Doit-on encore présenter Venise, cette cité lacustre riche de plus de quinze siècles d’histoire, à la configuration architecturale unique au monde, à travers laquelle on ne peut se déplacer qu’en bateau ou à pied ? Place maritime de premier ordre entre le Moyen Âge et la Renaissance, la Cité des Doges a longtemps été une porte européenne vers l’Orient et l’Asie, où marchands et voyageurs se croisaient pour commercer et échanger leurs savoirs. Ainsi, la Sérénissime détient depuis longtemps dans ses gènes cette double identité de puissance économique et de place culturelle. Des artistes du monde entier y sont venus pour s’inspirer et créer, à commencer par des figures locales telles que Titien, Véronèse, le Tintoret, Goldoni ou Vivaldi.
De prime abord, la Venise d’aujourd’hui a tout de la carte postale, avec sa fabuleuse concentration de palais historiques et d’édifices religieux entourés par les eaux, donnant l’impression que le temps s’est arrêté il y a plus de cent ans, abstraction faite de l’incroyable masse de touristes affluant toute l’année en avion, en car ou, pire, à bord de ces gratte-ciel des mers qui empruntent sans gêne le canal de la Giudecca. Désormais, ils seraient quelque 30 millions par an à venir voir la Cité des Ponts. En réalité, principalement la place Saint-Marc, le Rialto et les ruelles reliant ces deux sites…
Car à Venise, contrairement aux idées reçues, on marche plus qu’on ne navigue, et les temps de déplacement peuvent difficilement être réduits. « Heureusement, les Vénitiens ont appris, pour échapper à la foule, à avoir leurs propres chemins. En aucun cas ils n’empruntent ceux, fléchés pour rejoindre les sites iconiques de la ville, devenus de véritables aimants touristiques », explique Raffaele Alajmo, propriétaire avec sa famille du Caffè Quadri, sur l’incontournable place Saint-Marc. Avec sa grande terrasse, l’adresse est une institution, mais elle a su ne pas s’enfermer dans une posture de mausolée.
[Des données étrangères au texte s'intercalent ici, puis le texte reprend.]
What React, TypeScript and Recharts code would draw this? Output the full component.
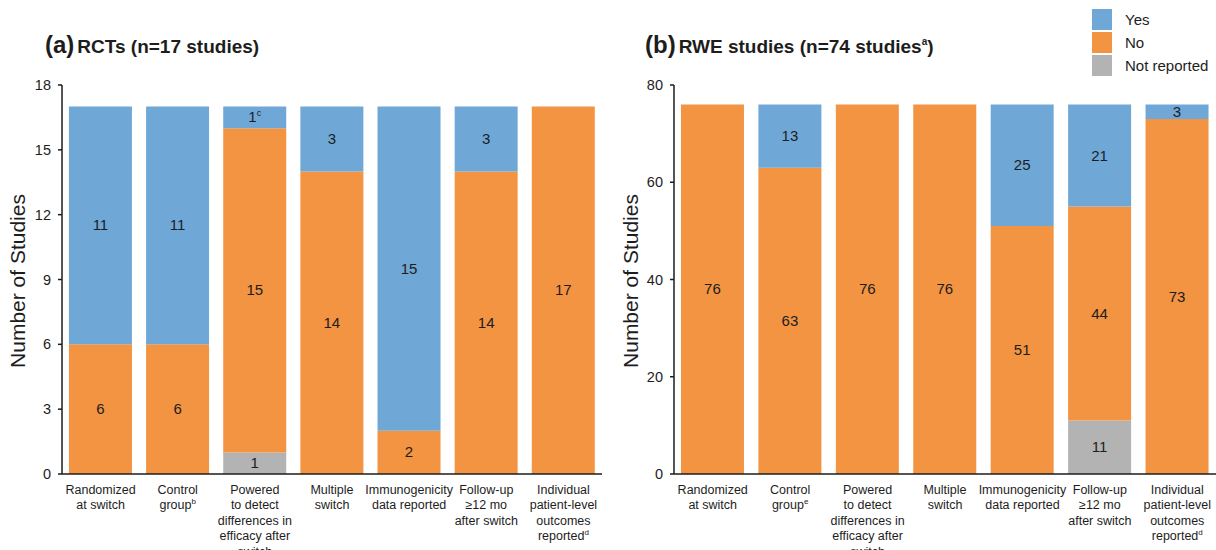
import { BarChart, Bar, XAxis, YAxis, LabelList, Legend } from "recharts";

const FONT = "'Liberation Sans', Arial, Helvetica, sans-serif";
const INK = "#1d1d1d";
const YES_COLOR = "#6fa8d7";
const NO_COLOR = "#f29441";
const NR_COLOR = "#b3b3b3";

// category labels, one line per "\n"; footnote letters go on the last line
const categories = [
  "Randomized\nat switch",
  "Control\ngroup",
  "Powered\nto detect\ndifferences in\nefficacy after\nswitch",
  "Multiple\nswitch",
  "Immunogenicity\ndata reported",
  "Follow-up\n≥12 mo\nafter switch",
  "Individual\npatient-level\noutcomes\nreported",
];
const rctCategoryNotes = ["", "b", "", "", "", "", "d"];
const rweCategoryNotes = ["", "e", "", "", "", "", "d"];

// (a) RCTs
const rctYes = [11, 11, 1, 3, 15, 3, 0];
const rctNo = [6, 6, 15, 14, 2, 14, 17];
const rctNotReported = [0, 0, 1, 0, 0, 0, 0];
const rctYesNotes = ["", "", "c", "", "", "", ""];
const rctTicks = [0, 3, 6, 9, 12, 15, 18];

// (b) RWE studies
const rweYes = [0, 13, 0, 0, 25, 21, 3];
const rweNo = [76, 63, 76, 76, 51, 44, 73];
const rweNotReported = [0, 0, 0, 0, 0, 11, 0];
const rweTicks = [0, 20, 40, 60, 80];

const seriesOrder = ["Yes", "No", "Not reported"];

const rctData = categories.map((name, i) => ({
  name,
  yes: rctYes[i],
  no: rctNo[i],
  nr: rctNotReported[i],
}));

const rweData = categories.map((name, i) => ({
  name,
  yes: rweYes[i],
  no: rweNo[i],
  nr: rweNotReported[i],
}));

const makeCategoryTick = (notes: string[]) => (props: any) => {
  const { x, y, payload } = props;
  const idx = payload.index;
  const lines = categories[idx].split("\n");
  return (
    <text x={x} y={y} textAnchor="middle" fontFamily={FONT} fontSize={12.5} fill={INK}>
      {lines.map((line, i) => (
        <tspan key={i} x={x} dy={i === 0 ? 19.5 : 15.5}>
          {line}
          {i === lines.length - 1 && notes[idx] ? (
            <tspan fontSize={8} dy={-5}>
              {notes[idx]}
            </tspan>
          ) : null}
        </tspan>
      ))}
    </text>
  );
};

const makeSegmentLabel = (notes?: string[]) => (props: any) => {
  const { x, y, width, height, value, index } = props;
  if (!value) return null;
  const note = notes && index != null ? notes[index] : "";
  return (
    <text
      x={Number(x) + Number(width) / 2}
      y={Number(y) + Number(height) / 2}
      dy={5}
      textAnchor="middle"
      fontFamily={FONT}
      fontSize={15}
      fill={INK}
    >
      {value}
      {note ? (
        <tspan fontSize={9} dy={-6}>
          {note}
        </tspan>
      ) : null}
    </text>
  );
};

const LegendBox = (props: any) => {
  const payload: any[] = props.payload || [];
  const items = seriesOrder
    .map((name) => payload.find((p) => p.value === name))
    .filter(Boolean);
  return (
    <div style={{ fontFamily: FONT, fontSize: 15, color: INK }}>
      {items.map((it: any) => (
        <div key={it.value} style={{ display: "flex", alignItems: "center", height: 23 }}>
          <span
            style={{ display: "inline-block", width: 20, height: 21, background: it.color, marginRight: 13 }}
          />
          {it.value}
        </div>
      ))}
    </div>
  );
};

const axisTick = { fontFamily: FONT, fontSize: 14.5, fill: INK };

function StackedPanel({
  data,
  ticks,
  notes,
  yesNotes,
  width,
  marginLeft,
  axisWidth,
  marginRight,
  withLegend,
}: any) {
  return (
    <BarChart
      width={width}
      height={550}
      data={data}
      margin={{ top: 85, right: marginRight, bottom: 16, left: marginLeft }}
      barCategoryGap="9%"
    >
      <XAxis
        dataKey="name"
        interval={0}
        tickLine={false}
        tickSize={0}
        tickMargin={0}
        height={60}
        axisLine={{ stroke: INK, strokeWidth: 1.5 }}
        tick={makeCategoryTick(notes)}
      />
      <YAxis
        width={axisWidth}
        domain={[ticks[0], ticks[ticks.length - 1]]}
        ticks={ticks}
        interval={0}
        tickSize={4}
        tickMargin={7}
        axisLine={{ stroke: INK, strokeWidth: 1.5 }}
        tickLine={{ stroke: INK, strokeWidth: 1.5 }}
        tick={axisTick}
      />
      {withLegend ? (
        <Legend
          layout="vertical"
          align="center"
          verticalAlign="middle"
          content={LegendBox}
          wrapperStyle={{ position: "absolute", left: 482, top: 8, width: 130, height: 70 }}
        />
      ) : null}
      <Bar dataKey="nr" name="Not reported" stackId="s" fill={NR_COLOR} isAnimationActive={false}>
        <LabelList dataKey="nr" content={makeSegmentLabel()} />
      </Bar>
      <Bar dataKey="no" name="No" stackId="s" fill={NO_COLOR} isAnimationActive={false}>
        <LabelList dataKey="no" content={makeSegmentLabel()} />
      </Bar>
      <Bar dataKey="yes" name="Yes" stackId="s" fill={YES_COLOR} isAnimationActive={false}>
        <LabelList dataKey="yes" content={makeSegmentLabel(yesNotes)} />
      </Bar>
    </BarChart>
  );
}

export default function App() {
  return (
    <div style={{ position: "absolute", left: 0, top: 0, width: 1216, height: 550, overflow: "hidden", background: "#fff" }}>
      <div style={{ position: "absolute", left: 0, top: 0 }}>
        <StackedPanel
          data={rctData}
          ticks={rctTicks}
          notes={rctCategoryNotes}
          yesNotes={rctYesNotes}
          width={610}
          marginLeft={22}
          axisWidth={40}
          marginRight={8}
        />
      </div>
      <div style={{ position: "absolute", left: 610, top: 0 }}>
        <StackedPanel
          data={rweData}
          ticks={rweTicks}
          notes={rweCategoryNotes}
          width={606}
          marginLeft={22}
          axisWidth={42}
          marginRight={0}
          withLegend
        />
      </div>
      <svg
        width={1216}
        height={550}
        style={{ position: "absolute", left: 0, top: 0, pointerEvents: "none" }}
        fontFamily={FONT}
        fill={INK}
      >
        <text x={45} y={53} fontWeight="bold">
          <tspan fontSize={24}>(a)</tspan>
          <tspan fontSize={19} dx={3}>RCTs (n=17 studies)</tspan>
        </text>
        <text x={645} y={53} fontWeight="bold">
          <tspan fontSize={24}>(b)</tspan>
          <tspan fontSize={19} dx={3}>RWE studies (n=74 studies</tspan>
          <tspan fontSize={10} dy={-8}>a</tspan>
          <tspan fontSize={19} dy={8}>)</tspan>
        </text>
        <text x={25} y={281} transform="rotate(-90 25 281)" textAnchor="middle" fontSize={21}>
          Number of Studies
        </text>
        <text x={638} y={281} transform="rotate(-90 638 281)" textAnchor="middle" fontSize={21}>
          Number of Studies
        </text>
      </svg>
    </div>
  );
}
« Il y a deux ans, nous avons demandé à Philippe Starck, avec qui nous avions déjà travaillé à Paris, au Caffè Stern, de restaurer le Quadri. Il a su faire rejaillir des décors historiques fabuleux et en même temps placer une multitude de détails très contemporains qui rendent l’endroit vivant et ludique. Par exemple l’enseigne du café à moitié oxydée, afin d’évoquer la fameuse “acqua alta” qui se produit lors des grands mouvements de marée à Venise », explique Raf. Il souligne au passage le caractère novateur de la carte du restaurant, composée par son frère Max, qui remet au goût du jour de manière créative des fondamentaux de la cuisine vénitienne.
Une attitude partagée sur l’illustre piazza par le verrier Venini – qui continue de proposer dans sa boutique des pièces de designers à l’avant-garde (Ron Arad, Emmanuel Babled…) – ou bien à travers la présence de ce petit écrin signé Carlo Scarpa : le Negozio Olivetti, tel qu’il avait été conçu à la fin des années 50 par l’architecte vénitien, par ailleurs auteur de quelques édifices en ville qui s’immiscent adroitement dans l’histoire.